Rebel Style


I'm somewhat of a rebel when it comes to obeying rules and style guides.  Standing in the dock now, facing the judge and jury.  I plead guilty on multiple counts.

I refuse to ditch all adverbs from my writing.  It doesn't make me lazy.  Adverbs are a legitimate part of language and they have their place.

I utterly reject "Show, don't tell" and I've blocked people on social media for criticising my stance as regards this.  While I get that info-dumping can be tedious for readers, I remain of the view that a book is a book and not a movie.  There's a great example of over-showing that I saw recently on a writing tutorial blog, whereby someone "showed" the exact procedure needed to get into a car and drive it away.  It was a long, overly detailed paragraph which I have dubbed a "show-dump".  Then underneath there was the simple sentence "She got in her car and drove away".  There are many things that we know without being spoon-fed them in the showing way.  You can cut a lot of tedious repetition out by using a short telling sentence.  I don't need or want to "see" a character preparing a meal, for example.  It's enough to say that they made lunch or dinner or a snack, whatever.

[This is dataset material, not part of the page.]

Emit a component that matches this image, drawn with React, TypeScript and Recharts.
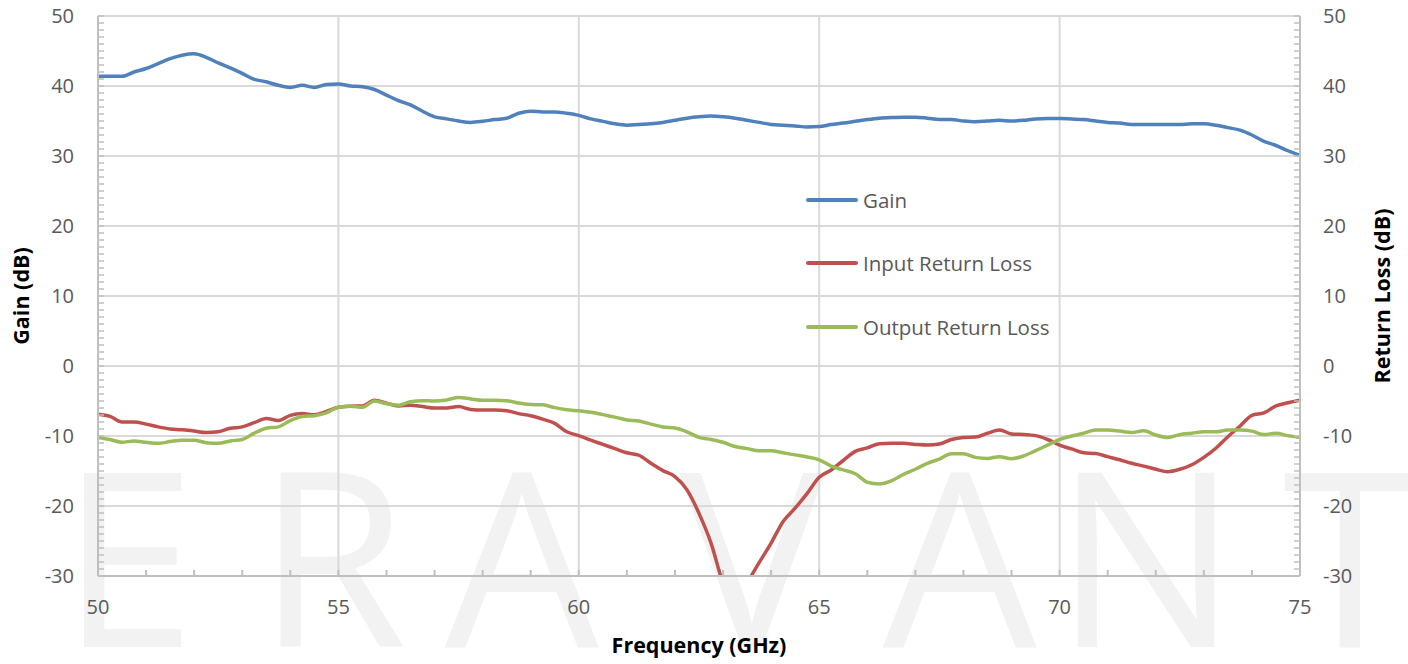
import React from 'react';
import { LineChart, Line, XAxis, YAxis, CartesianGrid, Legend, Label } from 'recharts';

const frequencyGHz = [
  50, 50.25, 50.5, 50.75, 51, 51.25, 51.5, 51.75, 52, 52.25, 52.5, 52.75,
  53, 53.25, 53.5, 53.75, 54, 54.25, 54.5, 54.75, 55, 55.25, 55.5, 55.75,
  56, 56.25, 56.5, 56.75, 57, 57.25, 57.5, 57.75, 58, 58.25, 58.5, 58.75,
  59, 59.25, 59.5, 59.75, 60, 60.25, 60.5, 60.75, 61, 61.25, 61.5, 61.75,
  62, 62.25, 62.5, 62.75, 63, 63.25, 63.5, 63.75, 64, 64.25, 64.5, 64.75,
  65, 65.25, 65.5, 65.75, 66, 66.25, 66.5, 66.75, 67, 67.25, 67.5, 67.75,
  68, 68.25, 68.5, 68.75, 69, 69.25, 69.5, 69.75, 70, 70.25, 70.5, 70.75,
  71, 71.25, 71.5, 71.75, 72, 72.25, 72.5, 72.75, 73, 73.25, 73.5, 73.75,
  74, 74.25, 74.5, 74.75, 75,
];

const gainDb = [
  41.4, 41.4, 41.4, 42.0, 42.5, 43.2, 43.9, 44.4, 44.6, 44.1, 43.3, 42.6,
  41.8, 40.95, 40.6, 40.1, 39.8, 40.1, 39.8, 40.2, 40.3, 40.0, 39.9, 39.5,
  38.7, 37.9, 37.3, 36.4, 35.6, 35.3, 35.0, 34.8, 34.95, 35.2, 35.4, 36.1,
  36.4, 36.3, 36.3, 36.1, 35.8, 35.3, 34.95, 34.6, 34.4, 34.5, 34.6, 34.8,
  35.1, 35.4, 35.6, 35.7, 35.6, 35.4, 35.1, 34.8, 34.5, 34.4, 34.3, 34.15,
  34.2, 34.5, 34.7, 34.95, 35.2, 35.4, 35.5, 35.55, 35.55, 35.4, 35.2, 35.2,
  35.0, 34.9, 35.0, 35.1, 35.0, 35.1, 35.3, 35.35, 35.35, 35.3, 35.2, 35.0,
  34.8, 34.7, 34.5, 34.5, 34.5, 34.5, 34.5, 34.6, 34.6, 34.4, 34.05, 33.7,
  33.0, 32.1, 31.5, 30.75, 30.1,
];

const inputReturnLossDb = [
  -6.9, -7.2, -8.0, -8.0, -8.3, -8.7, -9.0, -9.1, -9.3, -9.5, -9.4, -8.9,
  -8.7, -8.1, -7.5, -7.8, -7.05, -6.8, -6.95, -6.5, -5.9, -5.75, -5.7, -4.9,
  -5.3, -5.7, -5.6, -5.8, -6.0, -6.0, -5.8, -6.2, -6.3, -6.3, -6.4, -6.8,
  -7.1, -7.6, -8.2, -9.4, -9.95, -10.6, -11.2, -11.8, -12.4, -12.75, -13.9, -14.95,
  -15.8, -17.7, -21.05, -25.3, -31.0, -34.0, -31.0, -28.1, -25.3, -22.2, -20.3, -18.2,
  -15.9, -14.85, -13.5, -12.2, -11.7, -11.1, -11.05, -11.05, -11.2, -11.3, -11.15, -10.5,
  -10.2, -10.15, -9.6, -9.15, -9.7, -9.8, -9.95, -10.5, -11.3, -11.85, -12.4, -12.5,
  -12.95, -13.4, -13.9, -14.3, -14.75, -15.1, -14.75, -14.1, -13.05, -11.75, -10.1, -8.6,
  -7.05, -6.7, -5.7, -5.25, -4.9,
];

const outputReturnLossDb = [
  -10.2, -10.5, -10.9, -10.7, -10.9, -11.05, -10.8, -10.6, -10.6, -10.95, -11.05, -10.7,
  -10.5, -9.6, -8.9, -8.7, -7.8, -7.2, -7.1, -6.7, -5.9, -5.75, -5.9, -5.0,
  -5.4, -5.6, -5.1, -4.95, -5.0, -4.85, -4.5, -4.7, -4.9, -4.9, -4.95, -5.3,
  -5.5, -5.55, -5.95, -6.25, -6.4, -6.6, -6.95, -7.3, -7.7, -7.85, -8.3, -8.7,
  -8.85, -9.4, -10.2, -10.5, -10.9, -11.5, -11.8, -12.1, -12.1, -12.4, -12.7, -13.0,
  -13.4, -14.3, -14.85, -15.4, -16.6, -16.85, -16.4, -15.5, -14.75, -13.9, -13.3, -12.55,
  -12.55, -13.05, -13.2, -12.95, -13.25, -12.85, -12.1, -11.3, -10.5, -10.0, -9.6, -9.15,
  -9.15, -9.3, -9.5, -9.25, -9.85, -10.2, -9.8, -9.6, -9.4, -9.4, -9.15, -9.15,
  -9.3, -9.8, -9.6, -9.95, -10.2,
];

const xTicks = [50, 55, 60, 65, 70, 75];
const xMinorTicks = [
  50, 51, 52, 53, 54, 55, 56, 57, 58, 59, 60, 61, 62, 63, 64, 65, 66, 67, 68, 69, 70, 71, 72, 73, 74, 75,
];
const yTicks = [-30, -20, -10, 0, 10, 20, 30, 40, 50];
const yMinorTicks = Array.from({ length: 81 }, (_, i) => -30 + i);

const watermarkLetters = [
  { ch: 'E', cx: 128 },
  { ch: 'R', cx: 332 },
  { ch: 'A', cx: 522 },
  { ch: 'V', cx: 752 },
  { ch: 'A', cx: 960 },
  { ch: 'N', cx: 1146 },
  { ch: 'T', cx: 1350 },
];

const data = frequencyGHz.map((f, i) => ({
  f,
  gain: gainDb[i],
  irl: inputReturnLossDb[i],
  orl: outputReturnLossDb[i],
}));

const FONT = "'Open Sans', 'Liberation Sans', sans-serif";
const TICK_COLOR = '#595959';
const AXIS_COLOR = '#bfbfbf';
const GRID_COLOR = '#d9d9d9';
const MINOR_LEN = 6;

const XTick = (props: any) => {
  const { x, y, payload } = props;
  return (
    <text x={x} y={y + 38} textAnchor="middle" fill={TICK_COLOR} fontSize={20} fontFamily={FONT}>
      {String(payload.value)}
    </text>
  );
};

const LeftTick = (props: any) => {
  const { x, y, payload } = props;
  return (
    <text x={x - 24} y={y + 7} textAnchor="end" fill={TICK_COLOR} fontSize={20} fontFamily={FONT}>
      {String(payload.value)}
    </text>
  );
};

const RightTick = (props: any) => {
  const { x, y, payload } = props;
  return (
    <text x={x + 23} y={y + 7} textAnchor="start" fill={TICK_COLOR} fontSize={20} fontFamily={FONT}>
      {String(payload.value)}
    </text>
  );
};

const BottomMinorTick = (props: any) => {
  const { x, y } = props;
  return <line x1={x} x2={x} y1={y} y2={y - MINOR_LEN} stroke={AXIS_COLOR} strokeWidth={2} />;
};
const LeftMinorTick = (props: any) => {
  const { x, y } = props;
  return <line x1={x} x2={x + MINOR_LEN} y1={y} y2={y} stroke={AXIS_COLOR} strokeWidth={1.5} />;
};
const RightMinorTick = (props: any) => {
  const { x, y } = props;
  return <line x1={x} x2={x - MINOR_LEN} y1={y} y2={y} stroke={AXIS_COLOR} strokeWidth={1.5} />;
};

const renderLegend = (props: any) => {
  const { payload } = props;
  return (
    <div style={{ fontFamily: FONT, fontSize: 20.5, color: TICK_COLOR }}>
      {(payload || []).map((entry: any) => (
        <div key={entry.value} style={{ display: 'flex', alignItems: 'center', height: 63.5 }}>
          <div style={{ width: 52, height: 4, background: entry.color, borderRadius: 2 }} />
          <span style={{ marginLeft: 5, whiteSpace: 'nowrap' }}>{entry.value}</span>
        </div>
      ))}
    </div>
  );
};

export default function App() {
  return (
    <div style={{ position: 'absolute', left: 0, top: 0, width: 1408, height: 664, background: '#ffffff', overflow: 'hidden' }}>
      <svg
        width={1408}
        height={664}
        style={{ position: 'absolute', left: 0, top: 0 }}
      >
        {watermarkLetters.map((l, i) => (
          <text
            key={i}
            x={l.cx}
            y={647}
            textAnchor="middle"
            fontFamily={FONT}
            fontSize={244}
            fill="#f2f2f2"
          >
            {l.ch}
          </text>
        ))}
      </svg>
      <div style={{ position: 'absolute', left: 0, top: 0 }}>
        <LineChart
          width={1408}
          height={664}
          data={data}
          margin={{ top: 16, right: 0, bottom: 0, left: 0 }}
        >
          <CartesianGrid
            xAxisId="x"
            yAxisId="gain"
            stroke={GRID_COLOR}
            strokeWidth={2}
          />
          <XAxis
            xAxisId="xMinor"
            dataKey="f"
            type="number"
            domain={[50, 75]}
            ticks={xMinorTicks}
            interval={0}
            height={10}
            mirror
            axisLine={false}
            tickLine={false}
            tickSize={0}
            tickMargin={0}
            tick={<BottomMinorTick />}
            allowDataOverflow
          />
          <XAxis
            xAxisId="x"
            dataKey="f"
            type="number"
            domain={[50, 75]}
            ticks={xTicks}
            interval={0}
            height={88}
            axisLine={{ stroke: AXIS_COLOR, strokeWidth: 2 }}
            tickLine={false}
            tickSize={0}
            tickMargin={0}
            tick={<XTick />}
            allowDataOverflow
          >
            <Label
              content={(p: any) => {
                const vb = p.viewBox || { x: 98, y: 576, width: 1202, height: 88 };
                return (
                  <text
                    x={vb.x + vb.width / 2}
                    y={vb.y + 77}
                    textAnchor="middle"
                    fontFamily={FONT}
                    fontWeight="bold"
                    fontSize={21.5}
                    fill="#000000"
                  >
                    Frequency (GHz)
                  </text>
                );
              }}
            />
          </XAxis>
          <YAxis
            yAxisId="gainMinor"
            orientation="left"
            type="number"
            domain={[-30, 50]}
            ticks={yMinorTicks}
            interval={0}
            width={10}
            mirror
            axisLine={false}
            tickLine={false}
            tickSize={0}
            tickMargin={0}
            tick={<LeftMinorTick />}
            allowDataOverflow
          />
          <YAxis
            yAxisId="gain"
            orientation="left"
            type="number"
            domain={[-30, 50]}
            ticks={yTicks}
            interval={0}
            width={98}
            axisLine={{ stroke: AXIS_COLOR, strokeWidth: 2 }}
            tickLine={false}
            tickSize={0}
            tickMargin={0}
            tick={<LeftTick />}
            allowDataOverflow
          >
            <Label
              content={(p: any) => {
                const vb = p.viewBox || { x: 0, y: 16, width: 98, height: 560 };
                const cx = vb.x + 20;
                const cy = vb.y + vb.height / 2;
                return (
                  <text
                    x={cx}
                    y={cy}
                    transform={`rotate(-90, ${cx}, ${cy})`}
                    textAnchor="middle"
                    dominantBaseline="central"
                    fontFamily={FONT}
                    fontWeight="bold"
                    fontSize={21.5}
                    fill="#000000"
                  >
                    Gain (dB)
                  </text>
                );
              }}
            />
          </YAxis>
          <YAxis
            yAxisId="rlMinor"
            orientation="right"
            type="number"
            domain={[-30, 50]}
            ticks={yMinorTicks}
            interval={0}
            width={10}
            mirror
            axisLine={false}
            tickLine={false}
            tickSize={0}
            tickMargin={0}
            tick={<RightMinorTick />}
            allowDataOverflow
          />
          <YAxis
            yAxisId="rl"
            orientation="right"
            type="number"
            domain={[-30, 50]}
            ticks={yTicks}
            interval={0}
            width={108}
            axisLine={{ stroke: AXIS_COLOR, strokeWidth: 2 }}
            tickLine={false}
            tickSize={0}
            tickMargin={0}
            tick={<RightTick />}
            allowDataOverflow
          >
            <Label
              content={(p: any) => {
                const vb = p.viewBox || { x: 1300, y: 16, width: 108, height: 560 };
                const cx = vb.x + 81;
                const cy = vb.y + vb.height / 2;
                return (
                  <text
                    x={cx}
                    y={cy}
                    transform={`rotate(-90, ${cx}, ${cy})`}
                    textAnchor="middle"
                    dominantBaseline="central"
                    fontFamily={FONT}
                    fontWeight="bold"
                    fontSize={21.5}
                    fill="#000000"
                  >
                    Return Loss (dB)
                  </text>
                );
              }}
            />
          </YAxis>
          <Legend
            layout="vertical"
            align="center"
            verticalAlign="middle"
            wrapperStyle={{ left: 806, top: 168, width: 'auto' }}
            content={renderLegend}
          />
          <Line
            xAxisId="x"
            yAxisId="gain"
            name="Gain"
            dataKey="gain"
            type="monotone"
            stroke="#4f81bd"
            strokeWidth={3.5}
            dot={false}
            activeDot={false}
            isAnimationActive={false}
          />
          <Line
            xAxisId="x"
            yAxisId="rl"
            name="Input Return Loss"
            dataKey="irl"
            type="monotone"
            stroke="#c0504d"
            strokeWidth={3.5}
            dot={false}
            activeDot={false}
            isAnimationActive={false}
          />
          <Line
            xAxisId="x"
            yAxisId="rl"
            name="Output Return Loss"
            dataKey="orl"
            type="monotone"
            stroke="#9bbb59"
            strokeWidth={3.5}
            dot={false}
            activeDot={false}
            isAnimationActive={false}
          />
        </LineChart>
      </div>
    </div>
  );
}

I refuse to cut out dialogue tags.  Yes, I cut down on them in the editing stages and try to insert other methods of attribution, such as nodding, shaking, shrugging, etc.  As a reader, I dislike pages of dialogue without a single tag or action.  It gets confusing, especially when the same person speaks twice without the other person saying anything, or when there are more than two people speaking.  It also makes for heavy going.  It's unrealistic too, because people do move around, fiddle with hair, clothing, phones and other items, or take a sip of a drink, a drag of a cigarette, etc, during a conversation.  They also sigh, laugh, smile and frown at intervals.

I refuse to cut out all descriptive or introverted passages.  As a reader, I like to know what a building (inside or outside, depending on context) looks like.  I like to get inside a character's head and have a sense of their inner thoughts.  I don't buy that every scene has to include non-stop action at breakneck speeds.  Interspersing action with more thoughtful scenes varies the pace and adds to the story.  It's a case of balance.

So there you go.  I await the verdict.  Will it be ten Hail Mary-Sues or the delete key?